L'amendement vise à supprimer les alinéas 53 à 56, qui portent sur les prérogatives de la commission de protection des droits. Cette structure, constituée de trois membres seulement, a des objectifs qui semblent irréalistes : même si un chiffre maximal de 1 000 a maintenant été fixé, ce seront tout de même plusieurs centaines d'avertissements qui devront être envoyés chaque jour. À ce sujet, j'ai une question très précise à vous poser, madame la ministre : le premier mail d'avertissement sera-t-il envoyé par les fournisseurs d'accès Internet ou par la commission de protection des droits ? Ce n'est absolument pas la même chose. Or, pour le moment, nous n'en savons rien.
Par ailleurs, je rappelle que, jusqu'à maintenant, les données des internautes ne pouvaient être obtenues que sur réquisition judiciaire. Dorénavant, une autorité administrative, la commission de protection des droits, pourra aussi les transmettre. Dans le projet de loi, vous précisez, à l'alinéa 53, que ses membres « procèdent à l'examen des faits et constatent la matérialité des manquements à l'obligation définie à l'article L. 336-3 [du code de la propriété intellectuelle] ». Au passage, je signale que cet article rend obligatoire le logiciel de sécurisation des ordinateurs alors que personne n'est en mesure, à ce jour, de promettre la réalisation d'un tel logiciel. Comment cette commission procèdera-t-elle à l'examen des faits et constatera-t-elle la matérialité des manquements ? Vous nous avez dit que les internautes contestant sa décision pourront lui faire parvenir leur disque dur, mais nous en avons déjà discuté, et une telle éventualité semble impossible en pratique.

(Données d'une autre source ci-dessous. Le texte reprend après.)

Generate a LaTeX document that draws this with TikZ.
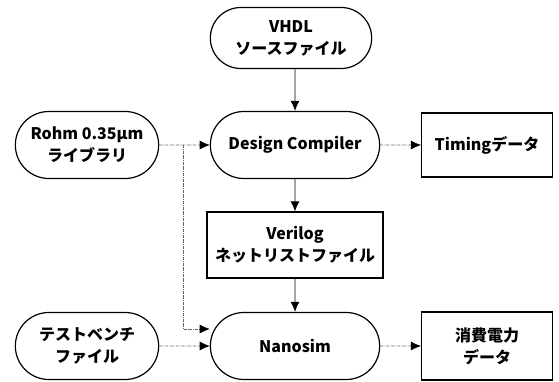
\documentclass[tikz,border=0pt]{standalone}
\usepackage{fontspec}
\setmainfont{Noto Sans CJK JP}[BoldFont={Noto Sans CJK JP Black}]
\usetikzlibrary{arrows.meta}
\usetikzlibrary{shapes.misc}

\begin{document}
\begin{tikzpicture} [
        x=1pt, y=1pt,
        pill/.style={draw, rounded rectangle, line width=1.2pt, minimum width=176pt, minimum height=67pt},
        file/.style={draw, rectangle, line width=1.2pt, minimum width=131pt, minimum height=64pt},
        flow/.style={-{Latex[length=10pt,width=9pt]}, line width=0.9pt},
        side/.style={-{Latex[length=10pt,width=9pt,black]}, line width=0.6pt, densely dash dot, black!60},
        font=\bfseries\fontsize{16}{22}\selectfont,
        align=center,
        node distance=101pt ]
    \useasboundingbox (0,0) rectangle (559,-382);
    \node[pill] (dc) at (295,-145) {Design Compiler};
    \node[pill, minimum width=168pt, minimum height=61pt, above of=dc, node distance=107pt, xshift=-4pt] (vhdl) {VHDL\\ソースファイル};
    \node[pill, minimum width=150pt, left of=dc, node distance=208pt] (rohm) {Rohm 0.35μm\\ライブラリ};
    \node[file, right of=dc, node distance=192pt] (timing) {Timingデータ};
    \node[file, minimum width=176pt, minimum height=66pt, below of=dc, node distance=100pt] (verilog) {Verilog\\ネットリストファイル};
    \node[pill, below of=verilog] (nano) {Nanosim};
    \node[pill, minimum width=150pt, left of=nano, node distance=208pt] (test) {テストベンチ\\ファイル};
    \node[file, minimum height=68pt, right of=nano, node distance=192pt] (power) {消費電力\\データ};
    \coordinate (tap) at (183,-145);
    \draw[flow] (vhdl.south -| dc.north) -- (dc);
    \draw[flow] (dc) -- (verilog);
    \draw[flow] (verilog) -- (nano);
    \draw[side] (rohm) -- (dc);
    \draw[side] (tap) |- ([yshift=17pt]nano.west);
    \draw[side] (test) -- (nano);
    \draw[side] (dc) -- (timing);
    \draw[side] (nano) -- (power);
\end{tikzpicture}
\end{document}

En effet, lorsque l'internaute dispose d'une Live Box, l'adresse IP est celle de la Live Box et non celle de l'ordinateur. Dès lors, s'il y a quatre ou cinq ordinateurs derrière la Live Box, quel sera le disque dur que devront faire parvenir à la commission les internautes de bonne foi ? De plus, s'ils n'utilisent pas un ordinateur mais un système Live CD, comment feront-ils ? Je pourrais encore citer beaucoup d'autres exemples de ce genre. Ensuite, comment la commission pourra-t-elle prouver qu'elle a bien reçu le bon disque dur, celui sur lequel l'internaute est soupçonné d'avoir procédé à un téléchargement abusif, et non un autre ? Cet alinéa 53 qui porte sur la matérialité des manquements apparaît donc quelque peu ubuesque.
Quant à l'alinéa 54, il précise que les membres de la commission peuvent « obtenir tous documents, quel qu'en soit le support, y compris les données conservées et traitées par les opérateurs de communications électroniques ». Or c'est en contradiction avec la LCEN – la loi pour la confiance dans l'économie numérique. J'y reviendrai.